Landscapes around the Bay Area always look windy in photos, even if it wasn’t windy at the time.

Third Street is near the crease between the Financial District and Tenderloin, and Union Square. Passages from Cool Gray City of Love tend to fill my mind when I walk through the disjointed neighborhoods on Market, thinking about the intersection of revitalization, destruction, displacement, and livability. Read Kamiya’s writing on it, which tells the story of how, amongst other points, the oft-maligned Tenderloin is a victory for anti-displacement activists.

We hiked San Bruno. From the top, you can see Cow Palace. A pretty good view of SFO. And this - a gated community of identical castle-like homes in Daly City.
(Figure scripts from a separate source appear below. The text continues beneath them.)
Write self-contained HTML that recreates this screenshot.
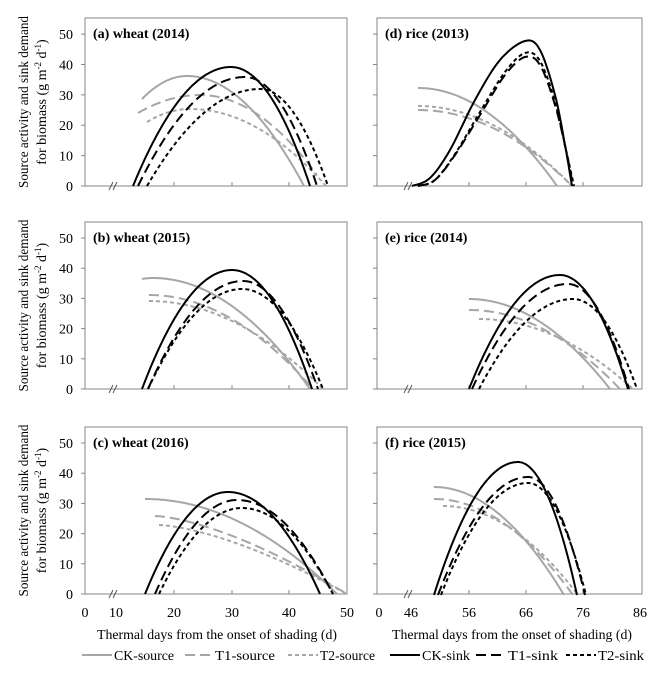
<!DOCTYPE html>
<html><head><meta charset="utf-8"><style>
body{margin:0;background:#fff}
svg{display:block;font-family:"Liberation Serif",serif}
</style></head><body>
<svg id="s" width="669" height="677" viewBox="0 0 669 677" xmlns="http://www.w3.org/2000/svg"></svg>
<script>
const S=document.getElementById('s');let h='';
const GR='#a6a6a6';
const panels=[
 {L:85,R:347,T:18,B:186,lab:'(a) wheat (2014)',left:true},
 {L:85,R:347,T:222,B:389,lab:'(b) wheat (2015)',left:true},
 {L:85,R:347,T:427,B:594,lab:'(c) wheat (2016)',left:true},
 {L:377,R:642,T:18,B:186,lab:'(d) rice (2013)',left:false},
 {L:377,R:642,T:222,B:389,lab:'(e) rice (2014)',left:false},
 {L:377,R:642,T:427,B:594,lab:'(f) rice (2015)',left:false}];
panels.forEach((p,i)=>{
 h+=`<rect x="${p.L}" y="${p.T}" width="${p.R-p.L}" height="${p.B-p.T}" fill="none" stroke="#868686" stroke-width="1"/>`;
 const u=(p.B-p.T)/55.3;
 for(let v=0;v<=50;v+=10){const y=p.B-v*u;
  h+=`<line x1="${p.L-4}" x2="${p.L}" y1="${y}" y2="${y}" stroke="#868686"/>`;
  if(p.left)h+=`<text x="73" y="${y+5}" font-size="14" text-anchor="end">${v}</text>`;}
 const ticks=p.left?[174,232,289]:[469,526,583];
 ticks.forEach(x=>h+=`<line x1="${x}" x2="${x}" y1="${p.B}" y2="${p.B-4}" stroke="#868686"/>`);
 const bx=p.left?113:408;
 h+=`<line x1="${bx-4}" y1="${p.B+4}" x2="${bx}" y2="${p.B-4}" stroke="#555"/><line x1="${bx}" y1="${p.B+4}" x2="${bx+4}" y2="${p.B-4}" stroke="#555"/>`;
 h+=`<text x="${p.L+8}" y="${p.T+20}" font-size="14" font-weight="bold">${p.lab}</text>`;
 if(p.left){const cy=(p.T+p.B)/2;
  h+=`<text transform="translate(28,${cy}) rotate(-90)" font-size="14" text-anchor="middle" textLength="172" lengthAdjust="spacingAndGlyphs">Source activity and sink demand</text>`;
  h+=`<text transform="translate(46,${cy}) rotate(-90)" font-size="14" text-anchor="middle">for biomass (g m<tspan font-size="9" dy="-5">-2</tspan><tspan dy="5"> d</tspan><tspan font-size="9" dy="-5">-1</tspan><tspan dy="5">)</tspan></text>`;}
});
[[85,'0'],[116,'10'],[174,'20'],[232,'30'],[289,'40'],[347,'50'],[379,'0'],[411,'46'],[469,'56'],[526,'66'],[583,'76'],[640,'86']].forEach(a=>h+=`<text x="${a[0]}" y="617" font-size="14" text-anchor="middle">${a[1]}</text>`);
h+=`<text x="97" y="639" font-size="14" textLength="240" lengthAdjust="spacingAndGlyphs">Thermal days from the onset of shading (d)</text>`;
h+=`<text x="392" y="639" font-size="14" textLength="240" lengthAdjust="spacingAndGlyphs">Thermal days from the onset of shading (d)</text>`;
const styles={cs:[GR,''],t1s:[GR,'10,5'],t2s:[GR,'4,3'],ck:['#000',''],t1:['#000','10,5'],t2:['#000','4,3']};
function path(pts,st){const [c,d]=styles[st];
 return `<polyline points="${pts.map(p=>p[0].toFixed(1)+','+p[1].toFixed(1)).join(' ')}" fill="none" stroke="${c}" stroke-width="2" ${d?`stroke-dasharray="${d}"`:''}/>`;}
function sink(x0,xp,yp,xe,y0){const pts=[];for(let x=x0;x<=xe+0.01;x+=1){let t=x<xp?(x-xp)/(x0-xp):(x-xp)/(xe-xp);pts.push([x,y0-(y0-yp)*(1-t*t)]);}return pts;}
function src(xs,ys,xp,yp,xe,ye,pw){pw=pw||2;const pts=[];for(let x=xs;x<=xe+0.01;x+=1){let y;if(x<xp){let t=(x-xp)/(xs-xp);y=yp+(ys-yp)*t*t;}else{let t=(x-xp)/(xe-xp);y=yp+(ye-yp)*Math.pow(t,pw);}pts.push([x,y]);}return pts;}
function spl(P){const out=[];for(let i=0;i<P.length-1;i++){const p0=P[Math.max(0,i-1)],p1=P[i],p2=P[i+1],p3=P[Math.min(P.length-1,i+2)];for(let k=0;k<10;k++){const t=k/10,t2=t*t,t3=t2*t;out.push([0,1].map(j=>0.5*((2*p1[j])+(-p0[j]+p2[j])*t+(2*p0[j]-5*p1[j]+4*p2[j]-p3[j])*t2+(-p0[j]+3*p1[j]-3*p2[j]+p3[j])*t3)));}}out.push(P[P.length-1]);return out;}
h+=path(src(142,99,187,76,304,186),'cs');
h+=path(src(138,113,200,95,317,175),'t1s');
h+=path(src(147,122,190,109,326,186),'t2s');
h+=path(sink(133,231,67,310,186),'ck');
h+=path(sink(138,245,77,317,186),'t1');
h+=path(sink(147,260,89,328,186),'t2');
h+=path(src(142,279,153,278,310,389),'cs');
h+=path(src(149,295,149,295,313,389),'t1s');
h+=path(src(149,301,149,301,323,389),'t2s');
h+=path(sink(142,232,270,312,389),'ck');
h+=path(sink(148,243,281,318,389),'t1');
h+=path(sink(148,242,289,323,389),'t2');
h+=path(src(145,499,145,499,337,594),'cs');
h+=path(src(155,516,155,516,347,594,1.5),'t1s');
h+=path(src(159,525,159,525,347,594,1.5),'t2s');
h+=path(sink(145,228,492,320,594),'ck');
h+=path(sink(155,237,500,333,594),'t1');
h+=path(sink(159,242,508,333,594),'t2');
h+=path(src(418,88,418,88,557,186),'cs');
h+=path(src(418,110,418,110,569,183),'t1s');
h+=path(src(418,106,418,106,572,186),'t2s');
h+=path(spl([[412,186],[430,178],[450,150],[475,100],[500,60],[525,41],[540,50],[555,95],[565,145],[572,186]]),'ck');
h+=path(spl([[418,186],[435,180],[455,155],[480,115],[505,75],[525,57],[540,65],[555,105],[566,150],[573,186]]),'t1');
h+=path(spl([[418,186],[435,180],[455,154],[480,112],[505,72],[525,53],[540,61],[555,102],[566,150],[574,186]]),'t2');
h+=path(src(469,299,469,299,610,389),'cs');
h+=path(src(469,310,469,310,620,389),'t1s');
h+=path(src(479,319,479,319,633,389),'t2s');
h+=path(sink(469,560,275,628,389),'ck');
h+=path(sink(472,568,284,629,389),'t1');
h+=path(sink(479,573,299,637,389),'t2');
h+=path(src(434,487,434,487,564,595),'cs');
h+=path(src(434,499,434,499,573,595),'t1s');
h+=path(src(443,506,443,506,578,595),'t2s');
h+=path(sink(434,518,462,577,595),'ck');
h+=path(sink(438,528,477,585,595),'t1');
h+=path(sink(441,528,483,586,595),'t2');
const lg=[[82,114,60,'cs','CK-source'],[185,215,60,'t1s','T1-source'],[288,320,55,'t2s','T2-source'],[390,422,48,'ck','CK-sink'],[476,508,50,'t1','T1-sink'],[566,598,46,'t2','T2-sink']];
lg.forEach(a=>{h+=path([[a[0],655],[a[1]-2,655]],a[3]);h+=`<text x="${a[1]}" y="660" font-size="14" textLength="${a[2]}" lengthAdjust="spacingAndGlyphs">${a[4]}</text>`;});
S.innerHTML=h;
</script>
</body></html>
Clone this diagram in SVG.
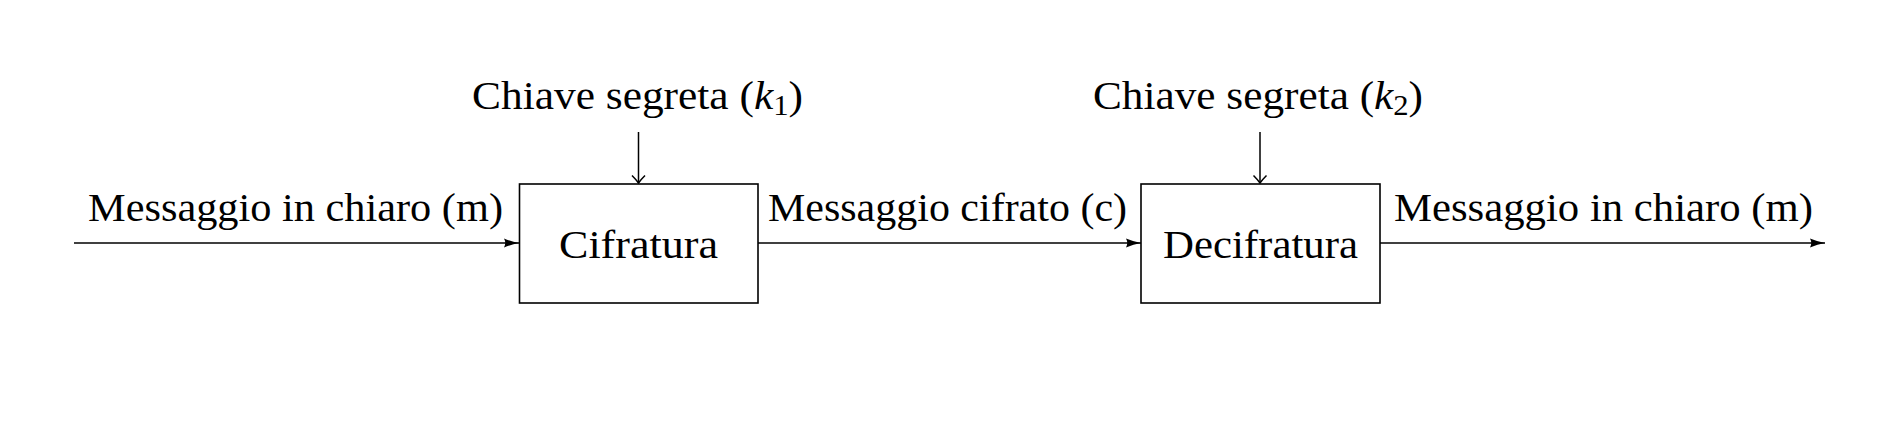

It could be worse, from a land-use perspective: each home is a multi-occupancy condo. But when I read critiques of apartment architecture, this is what comes to mind. Is this what we want?

The only photo from Las Vegas that made the cut. But it accurately captures what I remember from the city: impossibly wide highways; a dated unreality; architectural novelty without vistas for it to be experienced.

The second roll only had six surviving photos. I’m not sure why – some mishap with winding, or maybe the XA-2 has a dead battery for a while. This photo is ancient, having lived in an undeveloped roll for over four years, surviving three moves.


Notes

I no longer feel any fondness for the so-called rule of thirds. More often than not, I want to put the subject in the dead center of the frame. You and I know what the photo is about.

The anticipation of getting film back from the shop is multilayered. An old camera like my XA-2 could’ve broken since the last roll. I spent weeks once shooting with a beautiful Yashica Electro 35 just to get back a dud roll. Then there’s the content. I shoot film sporadically and develop it even more rarely. So a roll might has a photo from my band’s tour, over three years ago, or from a past relationship. And then level on the subverted expectations of Instagram: more than once a friend has asked whether I was in a city when I post a photo from it, just to learn that the images are from months or years ago.

In an effort to disentangle me more from Instagram, where the people are for this kind of content, I’ll try to keep posting here. Images, photos, are so numberless that it’s hard to care about a few, much less discuss them. When I write about ‘my photography’ it feels a bit like dancing acceptably at a wedding, and then returning to your table and striking up a serious conversation about my dancing to a stranger.